The choices on the diagram direct us to the appropriate test. In this case, we choose continuous data instead of attribute (and even if we'd forgotten the difference, clicking on the diamond would explain it). We're comparing two means instead of two standard deviations, and we're measuring two different sets of items since our boxes came from different production lines.
Now we know what test to use, but suppose you want to make sure you don't miss anything that's important about the test, like requirements that must be met? Click the "more..." link and you'll get those details.
Now we can proceed to the Assistant's dialog box. Again, statistical jargon is minimized and everything is put in straightforward language. We just need to answer a few questions, as shown. Note that the Assistant even lets us tell it how big a difference needs to be for us to consider it practically important. In this case, we'll enter 2 ounces.
When we press OK, the Assistant performs the t-test and delivers three reports. The first of these is a summary report, which includes summary statistics, confidence intervals, histograms of both samples, and more. And interpreting the results couldn't be more straightforward than what we see in the top left quadrant of the diagram. In response to the question, "Do the means differ?" we can see that p-value of 0.029 marked on the bar, very far toward the "Yes" end of the scale.

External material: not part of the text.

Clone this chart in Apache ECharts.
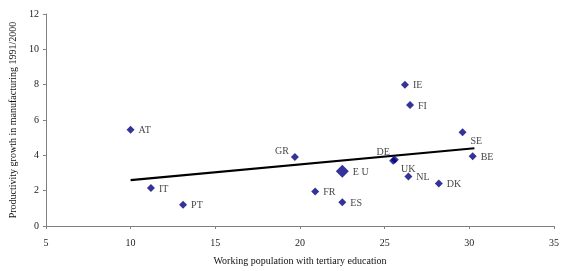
<!DOCTYPE html>
<html>
<head>
<meta charset="utf-8">
<script src="https://cdn.jsdelivr.net/npm/echarts@6/dist/echarts.min.js"></script>
<style>html,body{margin:0;padding:0;background:#fff}#c{width:562px;height:271px}</style>
</head>
<body>
<div id="c"></div>
<script>
var countries = ['AT','IT','PT','GR','EU','FR','ES','DE','UK','IE','FI','SE','BE','NL','DK'];
var tertiary = [10.0, 11.2, 13.1, 19.7, 22.5, 20.9, 22.5, 25.6, 25.5, 26.2, 26.5, 29.6, 30.2, 26.4, 28.2];
var productivity = [5.45, 2.15, 1.2, 3.9, 3.1, 1.95, 1.35, 3.75, 3.7, 8.0, 6.85, 5.3, 3.95, 2.8, 2.4];
var trendX = [10.0, 30.3];
var trendY = [2.6, 4.4];
var xTicks = [5, 10, 15, 20, 25, 30, 35];
var yTicks = [0, 2, 4, 6, 8, 10, 12];

var labelStyle = {
  GR: {position: 'left', offset: [2, -6]},
  DE: {position: 'left', offset: [3, -7]},
  UK: {position: 'right', offset: [0, 9]},
  SE: {position: 'right', offset: [0, 9]}
};

var font = '"Liberation Serif", "DejaVu Serif", serif';
var pts = countries.map(function (c, i) {
  var d = {name: c, value: [tertiary[i], productivity[i]]};
  var ls = labelStyle[c];
  d.label = {show: true, formatter: c, position: ls ? ls.position : 'right', offset: ls ? ls.offset : [0, 1], distance: 4};
  if (c === 'EU') { d.symbolSize = 13; d.label.formatter = 'E U'; }
  return d;
});

var chart = echarts.init(document.getElementById('c'), null, {renderer: 'canvas'});
chart.setOption({
  animation: false,
  backgroundColor: '#fff',
  grid: {left: 42, right: 5, top: 14, bottom: 43, containLabel: false},
  xAxis: {
    type: 'value', min: xTicks[0], max: xTicks[xTicks.length - 1], interval: 5,
    name: 'Working population with tertiary education', nameLocation: 'middle', nameGap: 30,
    nameTextStyle: {fontFamily: font, fontSize: 10, color: '#111'},
    axisLine: {lineStyle: {color: '#808080', width: 1}},
    axisTick: {show: true, length: 3, lineStyle: {color: '#808080'}},
    axisLabel: {fontFamily: font, fontSize: 10, color: '#222', margin: 12},
    splitLine: {show: false}
  },
  yAxis: {
    type: 'value', min: yTicks[0], max: yTicks[yTicks.length - 1], interval: 2,
    name: 'Productivity growth in manufacturing 1991/2000', nameLocation: 'middle', nameGap: 22,
    nameTextStyle: {fontFamily: font, fontSize: 10, color: '#111'},
    axisLine: {show: true, lineStyle: {color: '#808080', width: 1}},
    axisTick: {show: true, length: 3, lineStyle: {color: '#808080'}},
    axisLabel: {fontFamily: font, fontSize: 10, color: '#222', margin: 7},
    splitLine: {show: false}
  },
  series: [
    {
      type: 'line',
      data: trendX.map(function (x, i) { return [x, trendY[i]]; }),
      showSymbol: false, symbol: 'none',
      lineStyle: {color: '#000', width: 2.2},
      z: 1, silent: true
    },
    {
      type: 'scatter',
      symbol: 'diamond',
      symbolSize: 8,
      itemStyle: {color: '#000080'},
      label: {fontFamily: font, fontSize: 10, color: '#111'},
      data: pts,
      z: 2
    }
  ]
});
</script>
</body>
</html>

Next is the Diagnostic Report, which provides additional information about the test.
In addition to letting us check for outliers, the diagnostic report shows us the size of the observed difference, as well as the chances that our test could detect a practically significant difference of 2 oz.
The final piece of output the Assistant provides is the report card, which flags any problems or concerns about the test that we would need to be aware of. In this case, all of the boxes are green and checked (instead of red and x'ed).
When you're not doing statistics all the time, the Assistant makes it a breeze to find the right analysis for your situation and to make sure you interpret your results the right way. Using it is a great way to make sure you're not attaching too much, or too little, importance on the results of your analyses.